Dataset extract:
+--

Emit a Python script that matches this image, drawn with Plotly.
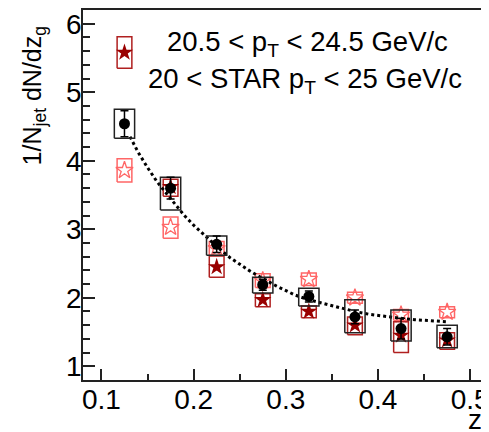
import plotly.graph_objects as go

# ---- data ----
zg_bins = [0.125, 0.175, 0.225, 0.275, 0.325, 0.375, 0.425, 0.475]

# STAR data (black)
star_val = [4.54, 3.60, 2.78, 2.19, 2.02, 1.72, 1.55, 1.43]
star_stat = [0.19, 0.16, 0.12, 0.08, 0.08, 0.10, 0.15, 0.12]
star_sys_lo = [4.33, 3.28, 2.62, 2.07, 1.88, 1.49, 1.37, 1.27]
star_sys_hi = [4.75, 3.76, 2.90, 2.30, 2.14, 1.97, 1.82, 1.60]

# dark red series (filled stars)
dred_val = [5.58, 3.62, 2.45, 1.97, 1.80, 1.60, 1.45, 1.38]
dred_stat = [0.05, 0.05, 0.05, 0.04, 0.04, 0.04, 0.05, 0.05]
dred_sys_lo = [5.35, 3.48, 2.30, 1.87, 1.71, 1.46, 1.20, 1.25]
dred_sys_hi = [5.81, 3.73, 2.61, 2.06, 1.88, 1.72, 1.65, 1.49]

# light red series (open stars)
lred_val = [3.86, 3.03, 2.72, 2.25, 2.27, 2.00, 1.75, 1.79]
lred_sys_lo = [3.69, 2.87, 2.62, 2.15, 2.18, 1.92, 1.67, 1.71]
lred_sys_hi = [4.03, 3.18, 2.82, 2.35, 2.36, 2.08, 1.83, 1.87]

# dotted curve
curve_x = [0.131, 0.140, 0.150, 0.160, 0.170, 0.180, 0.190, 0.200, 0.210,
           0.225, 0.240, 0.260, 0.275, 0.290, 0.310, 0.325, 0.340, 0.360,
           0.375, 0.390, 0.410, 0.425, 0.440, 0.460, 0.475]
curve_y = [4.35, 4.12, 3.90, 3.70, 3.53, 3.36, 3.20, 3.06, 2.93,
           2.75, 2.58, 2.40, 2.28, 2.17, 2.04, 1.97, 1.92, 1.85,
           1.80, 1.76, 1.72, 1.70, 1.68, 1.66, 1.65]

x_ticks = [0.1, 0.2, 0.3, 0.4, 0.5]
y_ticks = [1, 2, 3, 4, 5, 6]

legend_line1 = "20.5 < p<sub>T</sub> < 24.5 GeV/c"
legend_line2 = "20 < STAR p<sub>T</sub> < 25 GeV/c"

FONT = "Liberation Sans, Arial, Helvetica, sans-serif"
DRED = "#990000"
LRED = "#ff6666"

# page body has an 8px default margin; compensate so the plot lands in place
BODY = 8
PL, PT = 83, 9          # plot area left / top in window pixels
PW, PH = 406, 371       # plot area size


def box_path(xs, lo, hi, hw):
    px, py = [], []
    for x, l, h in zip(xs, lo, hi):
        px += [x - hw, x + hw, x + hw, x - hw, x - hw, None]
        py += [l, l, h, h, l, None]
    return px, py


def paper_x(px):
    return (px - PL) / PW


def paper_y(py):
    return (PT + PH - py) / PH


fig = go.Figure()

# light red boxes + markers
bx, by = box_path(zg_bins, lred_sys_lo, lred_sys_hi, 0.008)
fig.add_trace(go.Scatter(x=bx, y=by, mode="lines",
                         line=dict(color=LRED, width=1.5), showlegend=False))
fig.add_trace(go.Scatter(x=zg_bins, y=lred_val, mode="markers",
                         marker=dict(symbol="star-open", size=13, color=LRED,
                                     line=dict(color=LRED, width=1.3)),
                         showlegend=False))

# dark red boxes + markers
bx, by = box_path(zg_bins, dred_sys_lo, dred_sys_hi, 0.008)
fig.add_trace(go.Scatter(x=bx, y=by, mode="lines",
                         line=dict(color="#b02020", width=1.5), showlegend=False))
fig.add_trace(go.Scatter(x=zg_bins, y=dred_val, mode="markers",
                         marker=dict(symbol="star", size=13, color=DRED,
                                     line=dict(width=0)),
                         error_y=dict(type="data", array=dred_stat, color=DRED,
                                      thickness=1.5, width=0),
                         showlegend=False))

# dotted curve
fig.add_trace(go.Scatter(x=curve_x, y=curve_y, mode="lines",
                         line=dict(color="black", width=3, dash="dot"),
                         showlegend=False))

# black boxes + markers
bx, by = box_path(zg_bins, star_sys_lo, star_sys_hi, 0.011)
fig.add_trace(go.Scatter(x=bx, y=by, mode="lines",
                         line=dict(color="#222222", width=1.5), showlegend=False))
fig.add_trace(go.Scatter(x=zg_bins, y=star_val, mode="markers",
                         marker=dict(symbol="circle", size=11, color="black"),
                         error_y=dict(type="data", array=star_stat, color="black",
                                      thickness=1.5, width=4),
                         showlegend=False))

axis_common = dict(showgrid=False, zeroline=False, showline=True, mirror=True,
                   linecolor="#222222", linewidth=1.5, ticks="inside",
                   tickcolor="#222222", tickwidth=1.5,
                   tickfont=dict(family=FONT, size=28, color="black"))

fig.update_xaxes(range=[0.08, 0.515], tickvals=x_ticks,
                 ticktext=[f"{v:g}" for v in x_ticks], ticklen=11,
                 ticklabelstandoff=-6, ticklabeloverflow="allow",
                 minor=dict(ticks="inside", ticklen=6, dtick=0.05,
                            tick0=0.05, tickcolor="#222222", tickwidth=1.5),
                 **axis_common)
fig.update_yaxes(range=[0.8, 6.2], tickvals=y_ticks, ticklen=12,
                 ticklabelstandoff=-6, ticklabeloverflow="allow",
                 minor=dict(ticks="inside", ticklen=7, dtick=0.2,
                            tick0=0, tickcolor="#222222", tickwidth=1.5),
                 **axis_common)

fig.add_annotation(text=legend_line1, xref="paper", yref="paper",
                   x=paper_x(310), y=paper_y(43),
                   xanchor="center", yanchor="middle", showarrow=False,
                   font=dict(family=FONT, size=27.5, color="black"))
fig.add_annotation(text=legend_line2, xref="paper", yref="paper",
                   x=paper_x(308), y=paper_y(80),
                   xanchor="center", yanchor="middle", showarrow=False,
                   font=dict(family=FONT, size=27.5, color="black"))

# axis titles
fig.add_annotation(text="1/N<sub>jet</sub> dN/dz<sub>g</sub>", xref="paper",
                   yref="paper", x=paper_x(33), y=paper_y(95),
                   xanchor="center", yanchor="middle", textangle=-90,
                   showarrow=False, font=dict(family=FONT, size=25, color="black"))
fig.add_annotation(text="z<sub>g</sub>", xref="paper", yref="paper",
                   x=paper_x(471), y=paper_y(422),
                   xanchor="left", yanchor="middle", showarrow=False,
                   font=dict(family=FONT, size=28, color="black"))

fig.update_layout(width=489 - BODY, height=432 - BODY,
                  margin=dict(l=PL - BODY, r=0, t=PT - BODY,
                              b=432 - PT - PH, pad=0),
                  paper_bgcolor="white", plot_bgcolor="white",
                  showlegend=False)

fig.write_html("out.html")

+--

Stated exercise: Leave the pictures out and copy the rest of the data exactly.

Exercise response:
Emit a Python script that matches this image, drawn with Plotly.
import plotly.graph_objects as go

# ---- data ----
zg_bins = [0.125, 0.175, 0.225, 0.275, 0.325, 0.375, 0.425, 0.475]

# STAR data (black)
star_val = [4.54, 3.60, 2.78, 2.19, 2.02, 1.72, 1.55, 1.43]
star_stat = [0.19, 0.16, 0.12, 0.08, 0.08, 0.10, 0.15, 0.12]
star_sys_lo = [4.33, 3.28, 2.62, 2.07, 1.88, 1.49, 1.37, 1.27]
star_sys_hi = [4.75, 3.76, 2.90, 2.30, 2.14, 1.97, 1.82, 1.60]

# dark red series (filled stars)
dred_val = [5.58, 3.62, 2.45, 1.97, 1.80, 1.60, 1.45, 1.38]
dred_stat = [0.05, 0.05, 0.05, 0.04, 0.04, 0.04, 0.05, 0.05]
dred_sys_lo = [5.35, 3.48, 2.30, 1.87, 1.71, 1.46, 1.20, 1.25]
dred_sys_hi = [5.81, 3.73, 2.61, 2.06, 1.88, 1.72, 1.65, 1.49]

# light red series (open stars)
lred_val = [3.86, 3.03, 2.72, 2.25, 2.27, 2.00, 1.75, 1.79]
lred_sys_lo = [3.69, 2.87, 2.62, 2.15, 2.18, 1.92, 1.67, 1.71]
lred_sys_hi = [4.03, 3.18, 2.82, 2.35, 2.36, 2.08, 1.83, 1.87]

# dotted curve
curve_x = [0.131, 0.140, 0.150, 0.160, 0.170, 0.180, 0.190, 0.200, 0.210,
           0.225, 0.240, 0.260, 0.275, 0.290, 0.310, 0.325, 0.340, 0.360,
           0.375, 0.390, 0.410, 0.425, 0.440, 0.460, 0.475]
curve_y = [4.35, 4.12, 3.90, 3.70, 3.53, 3.36, 3.20, 3.06, 2.93,
           2.75, 2.58, 2.40, 2.28, 2.17, 2.04, 1.97, 1.92, 1.85,
           1.80, 1.76, 1.72, 1.70, 1.68, 1.66, 1.65]

x_ticks = [0.1, 0.2, 0.3, 0.4, 0.5]
y_ticks = [1, 2, 3, 4, 5, 6]

legend_line1 = "20.5 < p<sub>T</sub> < 24.5 GeV/c"
legend_line2 = "20 < STAR p<sub>T</sub> < 25 GeV/c"

FONT = "Liberation Sans, Arial, Helvetica, sans-serif"
DRED = "#990000"
LRED = "#ff6666"

# page body has an 8px default margin; compensate so the plot lands in place
BODY = 8
PL, PT = 83, 9          # plot area left / top in window pixels
PW, PH = 406, 371       # plot area size


def box_path(xs, lo, hi, hw):
    px, py = [], []
    for x, l, h in zip(xs, lo, hi):
        px += [x - hw, x + hw, x + hw, x - hw, x - hw, None]
        py += [l, l, h, h, l, None]
    return px, py


def paper_x(px):
    return (px - PL) / PW


def paper_y(py):
    return (PT + PH - py) / PH


fig = go.Figure()

# light red boxes + markers
bx, by = box_path(zg_bins, lred_sys_lo, lred_sys_hi, 0.008)
fig.add_trace(go.Scatter(x=bx, y=by, mode="lines",
                         line=dict(color=LRED, width=1.5), showlegend=False))
fig.add_trace(go.Scatter(x=zg_bins, y=lred_val, mode="markers",
                         marker=dict(symbol="star-open", size=13, color=LRED,
                                     line=dict(color=LRED, width=1.3)),
                         showlegend=False))

# dark red boxes + markers
bx, by = box_path(zg_bins, dred_sys_lo, dred_sys_hi, 0.008)
fig.add_trace(go.Scatter(x=bx, y=by, mode="lines",
                         line=dict(color="#b02020", width=1.5), showlegend=False))
fig.add_trace(go.Scatter(x=zg_bins, y=dred_val, mode="markers",
                         marker=dict(symbol="star", size=13, color=DRED,
                                     line=dict(width=0)),
                         error_y=dict(type="data", array=dred_stat, color=DRED,
                                      thickness=1.5, width=0),
                         showlegend=False))

# dotted curve
fig.add_trace(go.Scatter(x=curve_x, y=curve_y, mode="lines",
                         line=dict(color="black", width=3, dash="dot"),
                         showlegend=False))

# black boxes + markers
bx, by = box_path(zg_bins, star_sys_lo, star_sys_hi, 0.011)
fig.add_trace(go.Scatter(x=bx, y=by, mode="lines",
                         line=dict(color="#222222", width=1.5), showlegend=False))
fig.add_trace(go.Scatter(x=zg_bins, y=star_val, mode="markers",
                         marker=dict(symbol="circle", size=11, color="black"),
                         error_y=dict(type="data", array=star_stat, color="black",
                                      thickness=1.5, width=4),
                         showlegend=False))

axis_common = dict(showgrid=False, zeroline=False, showline=True, mirror=True,
                   linecolor="#222222", linewidth=1.5, ticks="inside",
                   tickcolor="#222222", tickwidth=1.5,
                   tickfont=dict(family=FONT, size=28, color="black"))

fig.update_xaxes(range=[0.08, 0.515], tickvals=x_ticks,
                 ticktext=[f"{v:g}" for v in x_ticks], ticklen=11,
                 ticklabelstandoff=-6, ticklabeloverflow="allow",
                 minor=dict(ticks="inside", ticklen=6, dtick=0.05,
                            tick0=0.05, tickcolor="#222222", tickwidth=1.5),
                 **axis_common)
fig.update_yaxes(range=[0.8, 6.2], tickvals=y_ticks, ticklen=12,
                 ticklabelstandoff=-6, ticklabeloverflow="allow",
                 minor=dict(ticks="inside", ticklen=7, dtick=0.2,
                            tick0=0, tickcolor="#222222", tickwidth=1.5),
                 **axis_common)

fig.add_annotation(text=legend_line1, xref="paper", yref="paper",
                   x=paper_x(310), y=paper_y(43),
                   xanchor="center", yanchor="middle", showarrow=False,
                   font=dict(family=FONT, size=27.5, color="black"))
fig.add_annotation(text=legend_line2, xref="paper", yref="paper",
                   x=paper_x(308), y=paper_y(80),
                   xanchor="center", yanchor="middle", showarrow=False,
                   font=dict(family=FONT, size=27.5, color="black"))

# axis titles
fig.add_annotation(text="1/N<sub>jet</sub> dN/dz<sub>g</sub>", xref="paper",
                   yref="paper", x=paper_x(33), y=paper_y(95),
                   xanchor="center", yanchor="middle", textangle=-90,
                   showarrow=False, font=dict(family=FONT, size=25, color="black"))
fig.add_annotation(text="z<sub>g</sub>", xref="paper", yref="paper",
                   x=paper_x(471), y=paper_y(422),
                   xanchor="left", yanchor="middle", showarrow=False,
                   font=dict(family=FONT, size=28, color="black"))

fig.update_layout(width=489 - BODY, height=432 - BODY,
                  margin=dict(l=PL - BODY, r=0, t=PT - BODY,
                              b=432 - PT - PH, pad=0),
                  paper_bgcolor="white", plot_bgcolor="white",
                  showlegend=False)

fig.write_html("out.html")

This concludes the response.